Welcome to the web design portion of the American Indian Summer Institute in Computer Science.
We are going to teach web page design using Web Standards as presented by the World Wide Web Consortium (W3C) and promoted by the Web Standards Project (WaSP). Your pages will have their presentation (page layout and text formatting) in a separate file from their structure and content. The markup will be XHTML and the style will be CSS. Skeleton pages will be provided so that your efforts will be focused on adding content and style, not learning how to program.
Creating web pages is easy. It is not much different than word processing.
You have paragraphs and bold face and italics and so on. You add these features to a document
by typing in tags around the parts of the document you want to make look different.
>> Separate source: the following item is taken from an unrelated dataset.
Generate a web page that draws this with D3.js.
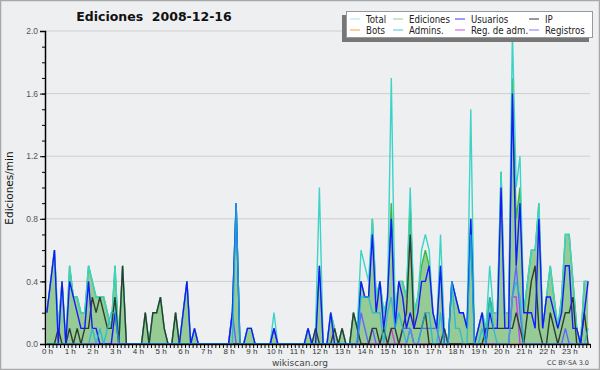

For
example, if you want something to appear in bold face, you surround it with the tags for
begin bold face and end bold face, which are <b>
and </b> respectively. So if you want the words Computer Science to appear
in bold face, you would type <b>Computer Science</b>
. With a half a dozen tags,
you can make a document that looks like a word-processed page. With a few dozen more tags you can
add graphics and get into some pretty fancy formatting. The combination of regular words (content
)
and tags is called markup. The content is what you want your readers to see, the markup is
how you make it so it looks like you want it to look.